There are also a few folders in the deep_architect folder.

• contrib: Useful code that may or may not be maintained over time. Contributions by the community will live in this folder. See here for an in-depth explanation for the rationale behind the project organization and the contrib folder.
• helpers: Helpers for the current frameworks that we support. This allows us to take the base functionality defined in core.py and expand it to provide compilation functionality for computational graphs across frameworks. It should be instructive to compare support for different frameworks. One file per framework.
• searchers: Searchers that can be used for search spaces defined in DeepArchitect. One searcher per file.
• surrogates: Surrogate functions over architectures in the search space. searchers based on sequential model based optimization are used frequently in DeepArchitect.

The community will have a fundamental role in extending DeepAchitect. For example, authors of existing architecture search algorithms can reimplement them in DeepArchitect, allowing the community to use them widely. This sole fact will allow progress on architecture search to be measured more reliably. New search spaces for new tasks can be implemented, allowing users to use them (either directly or in the construction of new search spaces) in their experiments. New evaluators and visualizations can be implemented.

Willing contributors should reach out and check the contributing guide. We expect to continue extending and maintaining the DeepArchitect and use it for our research.

You can reach me at [email protected] or at @rmpnegrinho. If you tweet about DeepArchitect, please use the tag #DeepArchitect and/or mention me (@rmpnegrinho) in the tweet. For bug reports, questions, and suggestions, use Github issues. Use the Google group for more casual usage questions.

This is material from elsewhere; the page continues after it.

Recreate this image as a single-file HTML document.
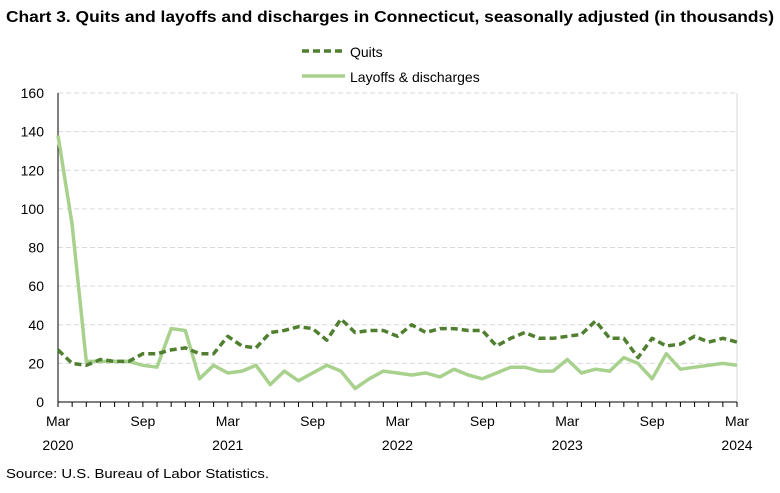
<!DOCTYPE html>
<html><head><meta charset="utf-8">
<style>
body{margin:0;background:#fff;font-family:"Liberation Sans",Arial,sans-serif;}
svg text{font-family:"Liberation Sans",Arial,sans-serif;}
</style></head>
<body>
<svg id="chart" width="780" height="488" viewBox="0 0 780 488">
<text x="6" y="22" font-size="15.5" font-weight="bold" fill="#000" textLength="768" lengthAdjust="spacingAndGlyphs">Chart 3. Quits and layoffs and discharges in Connecticut, seasonally adjusted (in thousands)</text>
<g>
<line x1="302" y1="51" x2="345" y2="51" stroke="#4f7f2f" stroke-width="3.5" stroke-dasharray="7,4"/>
<text x="350" y="57" font-size="14">Quits</text>
<line x1="302" y1="76" x2="345" y2="76" stroke="#a9d18e" stroke-width="3.5"/>
<text x="350" y="82" font-size="14">Layoffs &amp; discharges</text>
</g>
<g id="grid"></g><g id="axes"></g><g id="series"></g>
<text x="6" y="478" font-size="13" textLength="263" lengthAdjust="spacingAndGlyphs">Source: U.S. Bureau of Labor Statistics.</text>
</svg>
<script>
const quits=[27,20,19,22,21,21,25,25,27,28,25,25,34,29,28,36,37,39,38,32,43,36,37,37,34,40,36,38,38,37,37,29,33,36,33,33,34,35,42,33,33,23,33,29,30,34,31,33,31];
const layoffs=[138,92,21,21,21,21,19,18,38,37,12,19,15,16,19,9,16,11,15,19,16,7,12,16,15,14,15,13,17,14,12,15,18,18,16,16,22,15,17,16,23,20,12,25,17,18,19,20,19];
const yTicks=[0,20,40,60,80,100,120,140,160];
const xLabels=[["Mar","2020"],["Sep",""],["Mar","2021"],["Sep",""],["Mar","2022"],["Sep",""],["Mar","2023"],["Sep",""],["Mar","2024"]];
const NS="http://www.w3.org/2000/svg";
const x0=58,x1=737,y0=402,y1=93;
const X=i=>x0+(x1-x0)*i/(quits.length-1);
const Y=v=>y0-(y0-y1)*v/160;
function mk(tag,attrs,parent){const e=document.createElementNS(NS,tag);for(const k in attrs)e.setAttribute(k,attrs[k]);document.getElementById(parent).appendChild(e);return e;}
yTicks.forEach(t=>{
 if(t>0){const g=mk('line',{x1:x0,x2:x1,y1:Y(t),y2:Y(t),stroke:'#d9d9d9','stroke-dasharray':'5,3'},'grid');
 
 }
 const l=mk('text',{x:x0-14,y:Y(t)+5,'font-size':14,'text-anchor':'end',fill:'#000'},'grid');l.textContent=t;
 
 
});
const rb=mk('line',{x1:x1,x2:x1,y1:y1,y2:y0,stroke:'#d9d9d9'},'grid');


const ax=mk('line',{x1:x0,x2:x1,y1:y0,y2:y0,stroke:'#000','stroke-width':1},'axes');


const ay=mk('line',{x1:x0,x2:x0,y1:y1,y2:y0,stroke:'#000','stroke-width':1},'axes');


for(let i=0;i<quits.length;i++){const t=mk('line',{x1:X(i),x2:X(i),y1:y0,y2:y0+5,stroke:'#000'},'axes');
 
 }
xLabels.forEach((lb,k)=>{const i=k*6;
 const a=mk('text',{x:X(i),y:y0+24,'font-size':14,'text-anchor':'middle'},'axes');a.textContent=lb[0];
 
 
 if(lb[1]){const b=mk('text',{x:X(i),y:y0+48,'font-size':14,'text-anchor':'middle'},'axes');b.textContent=lb[1];
 
 }
});
const pl=arr=>arr.map((v,i)=>X(i).toFixed(1)+','+Y(v).toFixed(1)).join(' ');
const lay=mk('polyline',{points:pl(layoffs),fill:'none',stroke:'#a9d18e','stroke-width':3.5,'stroke-linejoin':'round'},'series');


const q=mk('polyline',{points:pl(quits),fill:'none',stroke:'#4f7f2f','stroke-width':3.5,'stroke-dasharray':'7,4','stroke-linejoin':'round'},'series');


</script>
</body></html>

DeepArchitect is licensed under the MIT license as found here. Contributors agree to license their contributions under the MIT license.

The lead researcher for DeepArchitect is Renato Negrinho. Daniel Ferreira played an important initial role in designing APIs through discussions and contributions. This work benefited immensely from the involvement and contributions of talented CMU undergraduate students (Darshan Patil, Max Le, Kirielle Singajarah, Zejie Ai, Yiming Zhao, Emilio Arroyo-Fang). This work benefited greatly from discussions with faculty (Geoff Gordon, Matt Gormley, Graham Neubig, Carolyn Rose, Ruslan Salakhutdinov, Eric Xing, and Xue Liu), and fellow PhD students (Zhiting Hu, Willie Neiswanger, Christoph Dann, and Matt Barnes). This work was partially done while Renato Negrinho was a research scientist at Petuum. This work was partially supported by NSF grant IIS 1822831. We thank a generous GCP grant for both CPU and TPU compute.

If you use this work, please cite:

@article{negrinho2017deeparchitect,
  title={Deeparchitect: Automatically designing and training deep architectures},
  author={Negrinho, Renato and Gordon, Geoff},
  journal={arXiv preprint arXiv:1704.08792},
  year={2017}
}

@article{negrinho2019towards,
  title={Towards modular and programmable architecture search},
  author={Negrinho, Renato and Patil, Darshan and Le, Nghia and Ferreira, Daniel and Gormley, Matthew and Gordon, Geoffrey},
  journal={Neural Information Processing Systems},
  year={2019}
}

The code for negrinho2017deeparchitect can be found here. The ideas and implementation of negrinho2017deeparchitect evolved into the work of negrinho2019towards, found in this repo. See the paper, documentation, and blog post. The code for the experiments reported in negrinho2019towards can be found here, but it will not be actively maintained. For your work, please build on top of the deep_architect repo instead.